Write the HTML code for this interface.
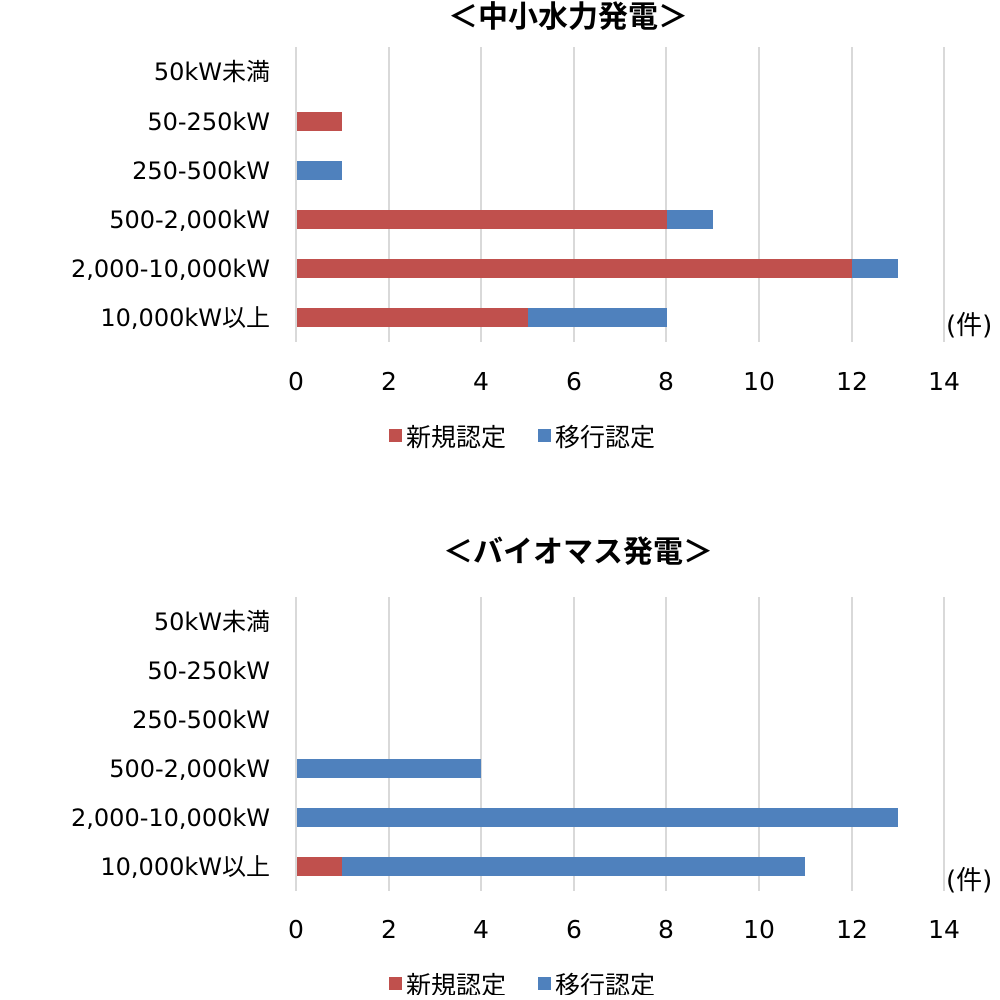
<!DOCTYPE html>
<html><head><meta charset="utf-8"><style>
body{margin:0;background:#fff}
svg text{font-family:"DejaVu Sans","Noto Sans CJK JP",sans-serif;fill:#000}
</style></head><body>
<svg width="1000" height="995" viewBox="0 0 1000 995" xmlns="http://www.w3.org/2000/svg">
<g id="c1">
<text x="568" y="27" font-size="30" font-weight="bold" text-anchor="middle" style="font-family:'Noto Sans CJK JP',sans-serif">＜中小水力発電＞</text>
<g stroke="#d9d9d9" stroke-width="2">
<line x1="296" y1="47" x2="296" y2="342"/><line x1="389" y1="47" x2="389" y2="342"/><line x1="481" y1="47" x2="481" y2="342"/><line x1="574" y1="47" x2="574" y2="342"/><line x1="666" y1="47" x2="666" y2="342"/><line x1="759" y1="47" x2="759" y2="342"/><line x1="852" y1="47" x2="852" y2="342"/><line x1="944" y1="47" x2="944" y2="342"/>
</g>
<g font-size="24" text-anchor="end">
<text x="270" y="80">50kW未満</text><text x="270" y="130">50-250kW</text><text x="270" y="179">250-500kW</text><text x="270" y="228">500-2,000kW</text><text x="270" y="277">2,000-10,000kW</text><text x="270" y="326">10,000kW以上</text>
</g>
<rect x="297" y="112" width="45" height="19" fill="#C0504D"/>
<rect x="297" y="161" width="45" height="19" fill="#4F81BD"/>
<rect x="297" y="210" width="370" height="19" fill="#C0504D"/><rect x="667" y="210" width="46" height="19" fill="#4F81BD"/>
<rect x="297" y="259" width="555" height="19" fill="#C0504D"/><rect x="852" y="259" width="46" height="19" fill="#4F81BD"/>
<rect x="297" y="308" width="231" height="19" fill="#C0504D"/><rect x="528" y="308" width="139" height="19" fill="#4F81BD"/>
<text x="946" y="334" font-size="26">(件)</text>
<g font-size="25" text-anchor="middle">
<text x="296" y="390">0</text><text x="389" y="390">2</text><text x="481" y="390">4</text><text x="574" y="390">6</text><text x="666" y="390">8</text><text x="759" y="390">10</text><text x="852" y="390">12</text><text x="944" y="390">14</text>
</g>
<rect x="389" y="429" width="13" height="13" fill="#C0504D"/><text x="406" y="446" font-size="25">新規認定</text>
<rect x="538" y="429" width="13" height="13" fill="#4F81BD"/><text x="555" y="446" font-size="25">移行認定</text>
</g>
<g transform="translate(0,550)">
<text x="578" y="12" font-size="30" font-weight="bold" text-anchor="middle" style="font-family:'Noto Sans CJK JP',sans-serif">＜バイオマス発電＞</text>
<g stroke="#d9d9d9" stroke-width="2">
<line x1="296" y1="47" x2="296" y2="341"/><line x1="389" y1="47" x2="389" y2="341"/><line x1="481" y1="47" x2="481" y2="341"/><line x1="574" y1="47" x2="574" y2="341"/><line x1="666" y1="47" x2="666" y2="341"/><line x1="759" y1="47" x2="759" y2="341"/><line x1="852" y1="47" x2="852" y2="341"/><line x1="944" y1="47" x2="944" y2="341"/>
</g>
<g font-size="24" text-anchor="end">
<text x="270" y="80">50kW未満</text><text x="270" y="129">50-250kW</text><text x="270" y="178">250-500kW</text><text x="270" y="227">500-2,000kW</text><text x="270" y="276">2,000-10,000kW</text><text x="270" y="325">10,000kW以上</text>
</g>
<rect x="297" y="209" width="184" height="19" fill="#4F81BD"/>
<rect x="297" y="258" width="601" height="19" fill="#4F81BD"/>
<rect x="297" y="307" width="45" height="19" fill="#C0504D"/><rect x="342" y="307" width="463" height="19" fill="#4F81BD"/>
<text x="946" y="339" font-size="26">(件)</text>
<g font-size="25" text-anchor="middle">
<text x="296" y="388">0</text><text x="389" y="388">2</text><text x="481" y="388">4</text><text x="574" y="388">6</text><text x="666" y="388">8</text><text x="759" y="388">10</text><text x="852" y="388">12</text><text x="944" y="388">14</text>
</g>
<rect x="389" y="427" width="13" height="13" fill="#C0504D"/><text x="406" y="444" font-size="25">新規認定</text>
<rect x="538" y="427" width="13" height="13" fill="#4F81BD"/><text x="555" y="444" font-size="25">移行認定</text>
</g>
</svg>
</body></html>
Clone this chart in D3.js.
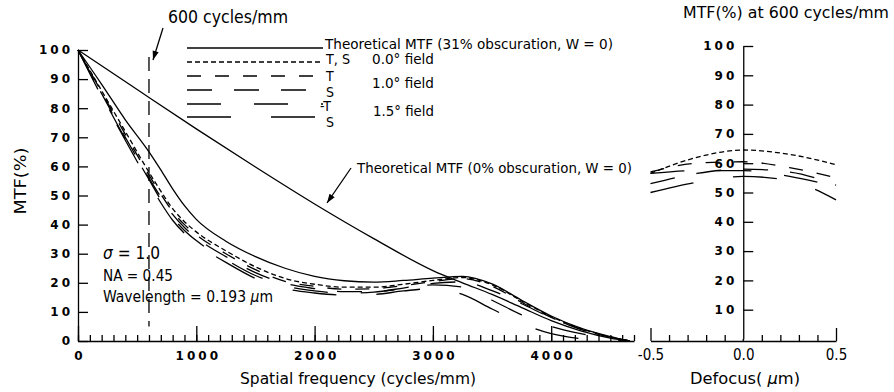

• _What you have to do_: What is the number of lines above that hold the string "this"? Answer with that number alone.

• _Written answer_: 2